After a video of a shopkeeper denying snacks to school children belonging to Scheduled Castes (SC) went viral on social media, officials with the district administration sealed his shop at Panchakulam near Sankarankoil in Tamil Nadu’s Tenkasi on Saturday, September 17. The Karivalamvanthanallur (KV Nallur) police have arrested the shopkeeper Maheshwaran and another man, Ramachandran alias Murthy, in connection with the case. The duo has been booked under the Indian Penal Code’s Section 153(A) (promoting enmity between different groups on grounds of religion, race, place of birth, residence, language, etc., and doing acts prejudicial to maintenance of harmony).
The viral video showed Maheshwaran using casteist slurs against the school children and asking them not to come back to the shop, drawing strong condemnation from social activists and a widespread demand for action against him. Subsequently, as per the directions of Tenkasi District Collector P Akash, Revenue Divisional Officer Subbulakshmi sealed Maheshwaran's shop. The police have initiated a probe into the incident.
In the video, the school kids can initially be seen waiting in front of Maheshwaran's shop to buy some snacks. However, their disappointment can be heard after the shopkeeper tells them that the villagers have decided to not sell anything to the people from “your street”, alluding to a section of the residential area in which they live. Maheshwaran runs a small shop near the Government Adi Dravidar Welfare School, and the school kids apparently often used to approach his shop for snacks. This time, however, he asked the kids to tell his parents about this decision taken by the village. “You, hereafter, should not go to the shops located in the village... Leave... Go to school... Tell your parents that you cannot get the provisions here,” he is seen telling the students in the video.
Maheshwaran's move is learnt to have come in the wake of an economic boycott of the SC community in the village, that has happened as the result of an ongoing tussle between the people of Pariah (SC) and Yadava castes there. During an earlier fight, both the communities had ended up filing cases against the people of the other caste.

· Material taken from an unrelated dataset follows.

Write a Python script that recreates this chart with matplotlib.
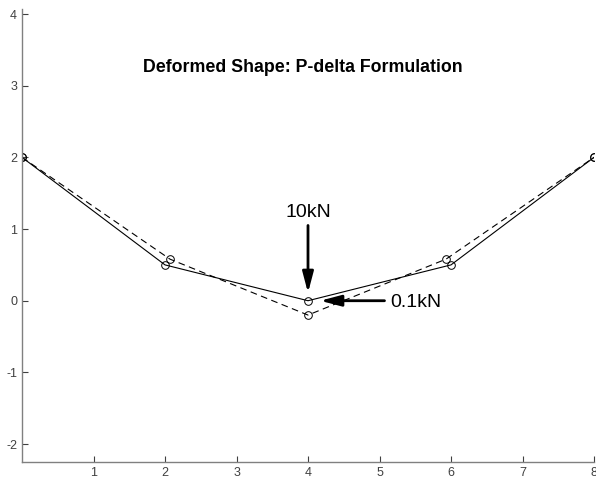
import matplotlib
matplotlib.use("Agg")
import matplotlib.pyplot as plt

plt.rcParams['font.family'] = ['Liberation Sans', 'DejaVu Sans']
plt.rcParams['axes.unicode_minus'] = False

x_orig = [0, 2, 4, 6, 8]
y_orig = [2, 0.5, 0, 0.5, 2]
x_def = [0, 2.07, 4, 5.93, 8]
y_def = [2, 0.58, -0.2, 0.58, 2]
xticks = [1, 2, 3, 4, 5, 6, 7, 8]
yticks = [-2, -1, 0, 1, 2, 3, 4]

fig = plt.figure(figsize=(5.96, 4.79), dpi=100)
ax = fig.add_axes([22/596, 17/479, 572/596, 453/479])

ax.plot(x_orig, y_orig, '-', color='black', lw=0.8, marker='o', ms=5.5,
        mfc='none', mec='black', mew=0.7)
ax.plot(x_def, y_def, '--', color='black', lw=0.8, marker='o', ms=5.5,
        mfc='none', mec='black', mew=0.7, dashes=(6, 4))

astyle = '-|>,head_length=1.25,head_width=0.33'
ax.annotate('', xy=(4, 0.11), xytext=(4, 1.05),
            arrowprops=dict(arrowstyle=astyle, color='black', lw=2.0,
                            mutation_scale=10, shrinkA=0, shrinkB=0))
ax.text(4, 1.23, '10kN', ha='center', va='center', fontsize=14)
ax.annotate('', xy=(4.17, 0), xytext=(5.07, 0),
            arrowprops=dict(arrowstyle=astyle, color='black', lw=2.0,
                            mutation_scale=10, shrinkA=0, shrinkB=0))
ax.text(5.15, -0.02, '0.1kN', ha='left', va='center', fontsize=14)

ax.text(3.93, 3.25, 'Deformed Shape: P-delta Formulation', ha='center',
        va='center', fontsize=12.8, fontweight='bold')

ax.set_xlim(0, 8)
ax.set_ylim(-2.25, 4.07)
ax.set_xticks(xticks)
ax.set_yticks(yticks)
ax.spines['top'].set_visible(False)
ax.spines['right'].set_visible(False)
for s in ['left', 'bottom']:
    ax.spines[s].set_color('#808080')
    ax.spines[s].set_linewidth(1.0)
ax.tick_params(direction='in', length=4, width=0.8, color='#404040',
               labelsize=9, labelcolor='#404040')

fig.savefig('out.png', dpi=100)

A few days ago, one Yadava man approached the people of the SC community asking them to withdraw the complaint against him, since he had been selected for a government job and a police case against him would have been a hindrance for the same. The people of the SC community responded by saying that they were ready to withdraw the complaints, but only if the Yadavas withdrew the case against them as well. The latter, however, eventually refused to do so. They then took up the issue with the local caste panchayat, and decided to implement an economic boycott of the SC communities in the village.